Tikvah
Avalon-Main
A Jewish grandfather and grandchild in the 1990 film Avalon.
Observation

January 28, 2016

American Jewry’s Great Untapped Resource: Grandparents

By Jack Wertheimer

They've got time, money, and love to spare, and there are more of them than ever. Why isn't the Jewish community enlisting their help?

In The Best Boy in the United States of America, the Jewish educator Ron Wolfson pens what amounts to a love letter to his grandparents, whose wise and benevolent influence has continued long after their demise to shape his life, his values, and his loyalties as a Jew. Wolfson’s story has elicited paeans of confirming praise from readers eager to share their own grateful memories of grandparents like his.

Similar testimony is not hard to find in the writings of Jewish figures as various as Rabbi Joseph B. Soloveitchik and the novelist Mordecai Richler (in The Apprenticeship of Duddy Kravitz). In the extensive interviews they conducted for The Jew Within (2000), the scholars Arnold Eisen and Steven M. Cohen encountered no end of American Jewish adults attesting to relationships with grandparents far more positive than those with their parents. Social media today abound with similarly loving recollections, as in this Facebook post upon the death of a grandfather: “My Grandpa meant the world to me, as did our entire family to him. . . . My love of Israel, Judaism, and family all came from him.” To these I can add my own experience of serving over the years on the admissions committee for the rabbinical school of the Jewish Theological Seminary (JTS) and being repeatedly struck by the number of applicants citing grandparental influence in their eventual decision to become actively committed members of the Jewish clergy.

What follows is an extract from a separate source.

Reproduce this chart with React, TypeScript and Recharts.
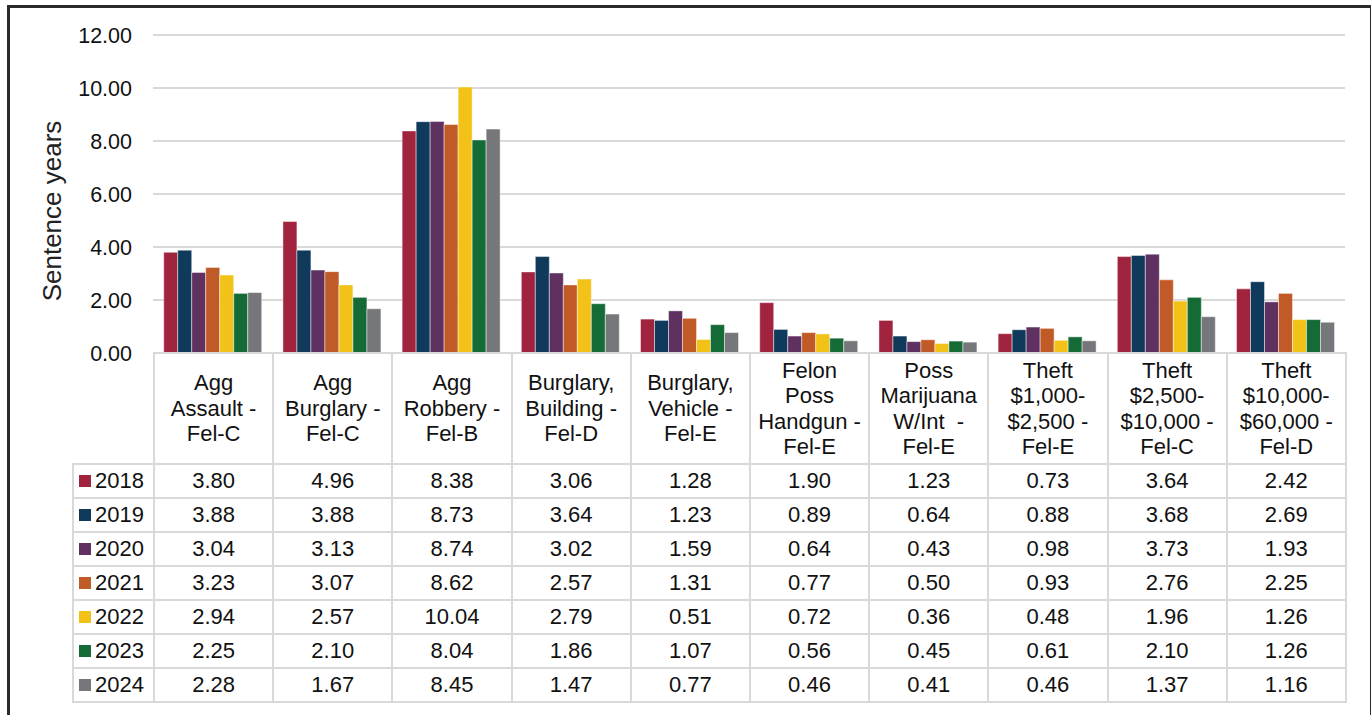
import { BarChart, Bar, XAxis, YAxis, CartesianGrid } from "recharts";

const categories = [
  "Agg\nAssault -\nFel-C",
  "Agg\nBurglary -\nFel-C",
  "Agg\nRobbery -\nFel-B",
  "Burglary,\nBuilding -\nFel-D",
  "Burglary,\nVehicle -\nFel-E",
  "Felon\nPoss\nHandgun -\nFel-E",
  "Poss\nMarijuana\nW/Int  -\nFel-E",
  "Theft\n$1,000-\n$2,500 -\nFel-E",
  "Theft\n$2,500-\n$10,000 -\nFel-C",
  "Theft\n$10,000-\n$60,000 -\nFel-D",
];

const years = ["2018", "2019", "2020", "2021", "2022", "2023", "2024"];

const y2018 = [3.8, 4.96, 8.38, 3.06, 1.28, 1.9, 1.23, 0.73, 3.64, 2.42];
const y2019 = [3.88, 3.88, 8.73, 3.64, 1.23, 0.89, 0.64, 0.88, 3.68, 2.69];
const y2020 = [3.04, 3.13, 8.74, 3.02, 1.59, 0.64, 0.43, 0.98, 3.73, 1.93];
const y2021 = [3.23, 3.07, 8.62, 2.57, 1.31, 0.77, 0.5, 0.93, 2.76, 2.25];
const y2022 = [2.94, 2.57, 10.04, 2.79, 0.51, 0.72, 0.36, 0.48, 1.96, 1.26];
const y2023 = [2.25, 2.1, 8.04, 1.86, 1.07, 0.56, 0.45, 0.61, 2.1, 1.26];
const y2024 = [2.28, 1.67, 8.45, 1.47, 0.77, 0.46, 0.41, 0.46, 1.37, 1.16];

const yTicks = [0, 2, 4, 6, 8, 10, 12];

const colors = ["#a1243f", "#0f3a5c", "#5e3160", "#c05a26", "#f2c218", "#146b36", "#76777a"];

const series = [y2018, y2019, y2020, y2021, y2022, y2023, y2024];

const FONT = '"Liberation Sans", Arial, sans-serif';
const GRID = "#d9d9d9";

const PLOT_LEFT = 153;
const PLOT_RIGHT = 1345;
const LEGEND_W = 81;

function YLabel() {
  return (
    <text
      x={61}
      y={211}
      transform="rotate(-90, 61, 211)"
      textAnchor="middle"
      fontSize={26}
      fontFamily={FONT}
      fill="#222"
    >
      Sentence years
    </text>
  );
}

export default function App() {
  const data = categories.map((c, i) => {
    const row: Record<string, number | string> = { name: c };
    years.forEach((y, k) => {
      row[y] = series[k][i];
    });
    return row;
  });

  const colW = (PLOT_RIGHT - PLOT_LEFT) / categories.length;
  const cellBorder = `2px solid ${GRID}`;

  return (
    <div style={{ position: "relative", width: 1371, height: 715, background: "#fff", fontFamily: FONT, overflow: "hidden" }}>
      <style>{`body{margin:0}`}</style>
      <div
        style={{
          position: "absolute",
          left: 7,
          top: 5,
          width: 1360,
          height: 760,
          borderTop: "3px solid #2a2a2a",
          borderLeft: "3px solid #2a2a2a",
          borderRight: "2px solid #2a2a2a",
        }}
      />
      <div style={{ position: "absolute", left: 0, top: 0 }}>
        <BarChart
          width={1371}
          height={372}
          data={data}
          margin={{ top: 35, right: 1371 - PLOT_RIGHT, left: 0, bottom: 19 }}
          barCategoryGap="9%"
          barGap={0}
        >
          <CartesianGrid vertical={false} stroke={GRID} strokeWidth={2} />
          <XAxis dataKey="name" hide />
          <YAxis
            width={PLOT_LEFT}
            domain={[0, 12]}
            ticks={yTicks}
            interval={0}
            axisLine={false}
            tickLine={false}
            tickSize={0}
            tickMargin={21}
            tickFormatter={(v: number) => v.toFixed(2)}
            tick={{ fill: "#111", fontSize: 21.5, fontFamily: FONT }}
            label={<YLabel />}
          />
          {years.map((y, k) => (
            <Bar
              key={y}
              dataKey={y}
              fill={colors[k]}
              stroke="rgba(255,255,255,0.45)"
              strokeWidth={1}
              isAnimationActive={false}
            />
          ))}
        </BarChart>
      </div>
      <table
        style={{
          position: "absolute",
          left: PLOT_LEFT - LEGEND_W,
          top: 352,
          borderCollapse: "collapse",
          tableLayout: "fixed",
          width: LEGEND_W + colW * categories.length,
          fontSize: 22,
          color: "#111",
        }}
      >
        <colgroup>
          <col style={{ width: LEGEND_W }} />
          {categories.map((c) => (
            <col key={c} style={{ width: colW }} />
          ))}
        </colgroup>
        <tbody>
          <tr style={{ height: 111 }}>
            <td style={{ border: "none" }} />
            {categories.map((c) => (
              <td
                key={c}
                style={{
                  border: cellBorder,
                  textAlign: "center",
                  verticalAlign: "middle",
                  lineHeight: "25.5px",
                  padding: 0,
                  whiteSpace: "pre",
                }}
              >
                {c}
              </td>
            ))}
          </tr>
          {years.map((y, k) => (
            <tr key={y} style={{ height: 34 }}>
              <td style={{ border: cellBorder, padding: "0 0 0 5px", whiteSpace: "nowrap", lineHeight: "30px" }}>
                <span
                  style={{
                    display: "inline-block",
                    width: 12,
                    height: 12,
                    background: colors[k],
                    marginRight: 4,
                    verticalAlign: "middle",
                    position: "relative",
                    top: -1,
                  }}
                />
                <span style={{ verticalAlign: "middle" }}>{y}</span>
              </td>
              {series[k].map((v, i) => (
                <td key={i} style={{ border: cellBorder, textAlign: "center", padding: 0, lineHeight: "30px" }}>
                  {v.toFixed(2)}
                </td>
              ))}
            </tr>
          ))}
        </tbody>
      </table>
    </div>
  );
}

Buttressing such anecdotal impressions are two recent studies. One, based on surveys of Birthright Israel alumni, reveals that, in general, “connection to Jewish grandparents is an important predictor of a wide variety of [positive] Jewish attitudes and practices” in later years. A second study of 1,150 Jewish college students, conducted in 2014 by Barry Kosmin and Ariella Keysar, and focusing on the respondents’ middle-school years, likewise finds that those whose grandparents accompanied them to synagogue and other Jewish settings are likeliest to feel strong attachments to Israel and the Jewish people. In religious life, too, both studies underline the extent to which grandparents, as Lisa Miller puts it in The Spiritual Child, are “key coordinates” on a child’s “spiritual map.”